About a month ago I began work a new geocoder (demo), or search engine for places and addresses. I wanted to make something very inexpensive to run. A big barrier to entry for hosting a planet-scale headway instance is the geocoder. Right now we’re using Pelias which is great at what it does, but runs on ElasticSearch which doesn’t do well on <8GB of RAM. I’ve been poking at this problem off and on for years, and didn’t expect to get anything working, but much to my surprise things shaped up pretty quickly.

I was able to cobble together a mediocre address parser based on nom, drawing an immense amount of inspiration from the Pelias parser. Armed with an okay address parser, I turned to tantivy as a search engine, thinking I’d take advantage of its ability to memory map the search index. After a bit of digging, I found tantivy-wasm which runs in the browser and issues range queries to fetch bits of the index as needed. When I saw that the gears really started turning in my head. I didn’t want to fork a search engine library, so I implemented my own backing store for mainline tantivy using anonymous memory maps and userfaultfd to fetch chunks of the index from object storage on-demand via range queries. It worked, and after a bit of tuning the latency is getting into pretty acceptable ranges, around 1-3 seconds generally, and I’ve seen it as fast as 2ms for a simple query if the cache is hot.

Fly.io charges me about $3/mo for the machine it runs on, and just under $7/mo for the 320ish gigabytes of data in object storage, so this has been a very affordable project.

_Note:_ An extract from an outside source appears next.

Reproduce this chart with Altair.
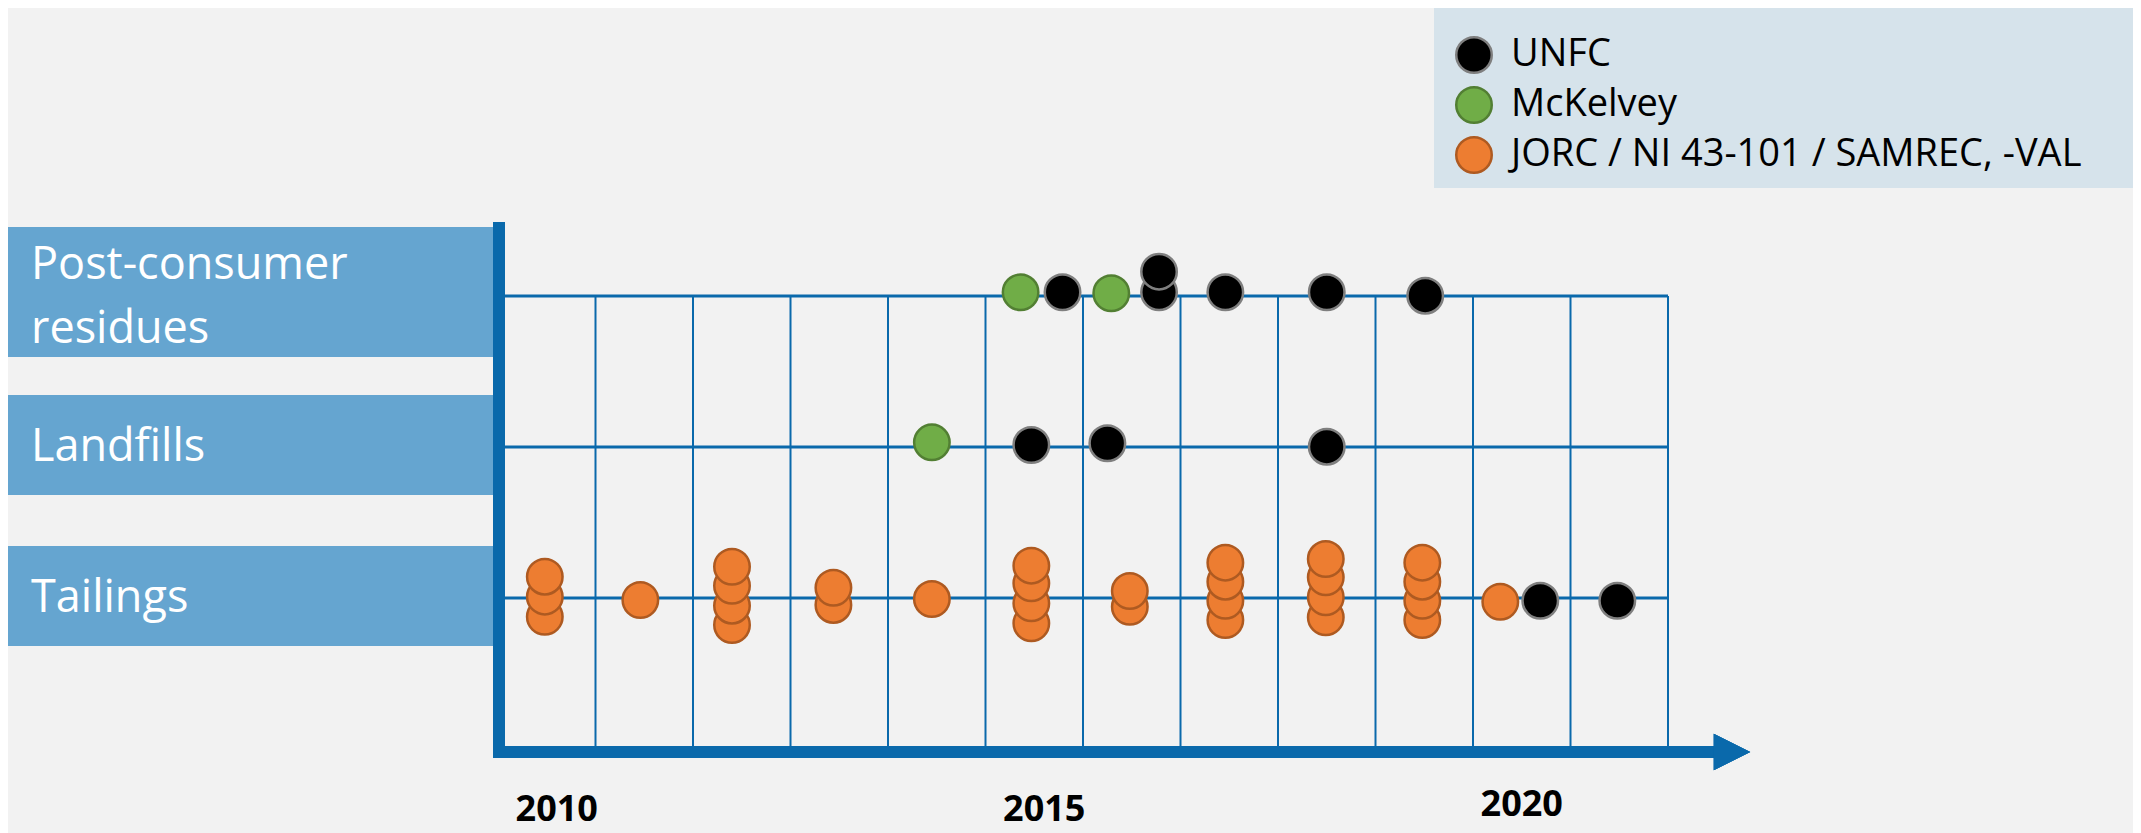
import altair as alt
import pandas as pd

# ---------------- data ----------------
row_names = ["Tailings", "Landfills", "Post-consumer\nresidues"]
row_index = [0, 1, 2]
row_lines = [1, 1, 2]

schemes = ["UNFC", "McKelvey", "JORC / NI 43-101 / SAMREC, -VAL"]
scheme_fill = ["#000000", "#70AD47", "#ED7D31"]
scheme_stroke = ["#7F7F7F", "#527F33", "#AE5A21"]

cell_years = list(range(2010, 2022))
year_labels = [2010, 2015, 2020]

J = "JORC / NI 43-101 / SAMREC, -VAL"
dot_row = ["Tailings"] * 32 + ["Landfills"] * 4 + ["Post-consumer\nresidues"] * 8
dot_year = [
    2009.98, 2009.98, 2009.98,
    2010.96,
    2011.90, 2011.90, 2011.90, 2011.90,
    2012.94, 2012.94,
    2013.95,
    2014.97, 2014.97, 2014.97, 2014.97,
    2015.98, 2015.98,
    2016.96, 2016.96, 2016.96, 2016.96,
    2017.99, 2017.99, 2017.99, 2017.99,
    2018.98, 2018.98, 2018.98, 2018.98,
    2019.78,
    2020.19,
    2020.98,
    # landfills
    2013.95, 2014.97, 2015.75, 2018.00,
    # post-consumer
    2014.86, 2015.29, 2015.79, 2016.28, 2016.28, 2016.96, 2018.00, 2019.01,
]
dot_level = [
    0.141, 0.009, -0.124,
    -0.013,
    0.207, 0.081, -0.051, -0.179,
    0.068, -0.046,
    -0.007,
    0.214, 0.097, -0.035, -0.168,
    0.046, -0.058,
    0.234, 0.108, -0.018, -0.146,
    0.258, 0.137, 0.005, -0.128,
    0.234, 0.108, -0.018, -0.146,
    -0.025,
    -0.018,
    -0.018,
    # landfills
    0.031, 0.013, 0.025, 0.002,
    # post-consumer
    0.025, 0.025, 0.018, 0.025, 0.161, 0.025, 0.025, 0.002,
]
dot_scheme = (
    [J] * 30 + ["UNFC", "UNFC"]
    + ["McKelvey", "UNFC", "UNFC", "UNFC"]
    + ["McKelvey", "UNFC", "McKelvey", "UNFC", "UNFC", "UNFC", "UNFC", "UNFC"]
)

# ---------------- layout constants ----------------
W, H = 2125, 825
PX_PER_YEAR = 97.5
GRID_LEFT = 490          # plot px of the left grid edge (year 2009.5)
x_lo = 2009.5 - GRID_LEFT / PX_PER_YEAR
x_hi = x_lo + W / PX_PER_YEAR
PX_PER_ROW = 151
ROW0 = 590               # plot px of the Tailings line
y_lo = -(H - ROW0) / PX_PER_ROW
y_hi = ROW0 / PX_PER_ROW

xs = alt.Scale(domain=[x_lo, x_hi], nice=False, zero=False)
ys = alt.Scale(domain=[y_lo, y_hi], nice=False, zero=False)

BLUE = "#0A69AB"
BOX = "#65A5D0"
FONT = "Open Sans"

rows_df = pd.DataFrame({"name": row_names, "idx": row_index, "lines": row_lines})
rmap = dict(zip(row_names, row_index))
dots_df = pd.DataFrame({
    "row": dot_row, "year": dot_year, "level": dot_level, "scheme": dot_scheme,
})
dots_df["pos"] = dots_df["row"].map(rmap) + dots_df["level"]
dots_df = dots_df.sort_values("pos", kind="stable").reset_index(drop=True)
bounds_df = pd.DataFrame({"b": [y - 0.5 for y in cell_years] + [cell_years[-1] + 0.5]})
years_df = pd.DataFrame({"year": year_labels})

# ---------------- layers ----------------
boxes = alt.Chart(rows_df).transform_calculate(
    top="datum.idx + (datum.lines == 2 ? 69 : 52) / 151",
    bot="datum.idx - (datum.lines == 2 ? 61 : 48) / 151",
).mark_rect(color=BOX).encode(
    x=alt.value(0), x2=alt.value(486),
    y=alt.Y("top:Q", scale=ys, axis=None), y2="bot:Q",
)

row_text = alt.Chart(rows_df).transform_calculate(
    ty="datum.idx + (datum.lines - 1) * 31.5 / 151"
).mark_text(
    align="left", baseline="middle", font=FONT, fontSize=45, color="white",
    lineBreak="\n", lineHeight=64,
).encode(x=alt.value(23), y=alt.Y("ty:Q", scale=ys, axis=None), text="name:N")

legend_box = alt.Chart(rows_df).mark_rect(color="#D6E3EB").encode(
    x=alt.value(1426), x2=alt.value(2125), y=alt.value(0), y2=alt.value(180)
)

vgrid = alt.Chart(bounds_df).mark_rule(color=BLUE, strokeWidth=2).encode(
    x=alt.X("b:Q", scale=xs, axis=None), y=alt.value(288), y2=alt.value(738)
)

hgrid = alt.Chart(rows_df).mark_rule(color=BLUE, strokeWidth=3).encode(
    y=alt.Y("idx:Q", scale=ys, axis=None), x=alt.value(GRID_LEFT), x2=alt.value(1660)
)

vaxis = alt.Chart(rows_df).mark_rule(color=BLUE, strokeWidth=12, strokeCap="butt").encode(
    x=alt.value(491), y=alt.value(214), y2=alt.value(750)
)
haxis = alt.Chart(rows_df).mark_rule(color=BLUE, strokeWidth=12, strokeCap="butt").encode(
    x=alt.value(487), x2=alt.value(1707), y=alt.value(744)
)
arrow = alt.Chart(rows_df).mark_point(
    shape="M-1,-1L1,0L-1,1Z", filled=True, size=1332, color=BLUE, opacity=1
).encode(x=alt.value(1724), y=alt.value(744))

leg = alt.Legend(
    orient="none", legendX=1447, legendY=28, title=None,
    labelFont=FONT, labelFontSize=38, labelColor="black", labelLimit=0,
    symbolType="circle", symbolSize=1260, symbolStrokeWidth=2.5,
    rowPadding=4, labelOffset=18, padding=0,
)
dots = alt.Chart(dots_df).mark_point(
    filled=True, shape="circle", size=1260, strokeWidth=2.5, opacity=1
).encode(
    x=alt.X("year:Q", scale=xs, axis=None),
    y=alt.Y("pos:Q", scale=ys, axis=None),
    fill=alt.Fill("scheme:N", scale=alt.Scale(domain=schemes, range=scheme_fill), legend=leg),
    stroke=alt.Stroke("scheme:N", scale=alt.Scale(domain=schemes, range=scheme_stroke), legend=leg),
)

ylab_a = alt.Chart(years_df).transform_filter("datum.year < 2020").mark_text(
    font=FONT, fontSize=36, fontWeight="bold", color="black", baseline="alphabetic", dx=10
).encode(x=alt.X("year:Q", scale=xs, axis=None), y=alt.value(813), text="year:N")
ylab_b = alt.Chart(years_df).transform_filter("datum.year >= 2020").mark_text(
    font=FONT, fontSize=36, fontWeight="bold", color="black", baseline="alphabetic"
).encode(x=alt.X("year:Q", scale=xs, axis=None), y=alt.value(808), text="year:N")

chart = alt.layer(
    legend_box, boxes, row_text, vgrid, hgrid, vaxis, haxis, arrow, dots, ylab_a, ylab_b
).properties(
    width=W, height=H, padding=0, background="#F2F2F2",
    autosize=alt.AutoSizeParams(type="none"),
).configure_view(stroke=None)

chart.save("out.html", embed_options={"renderer": "svg", "actions": False})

I’m pretty happy with the results for the price. I’m planning on extending it handle more locales and use-cases over the coming months. I made a demo site where you can play with it, but don’t expect miracles. You get what you pay for, and I haven’t indexed OpenAddresses for the demo site so if something isn’t in OpenStreetMap I definitely do not have it in the index. The code is all open-source.

Cheers ✨✨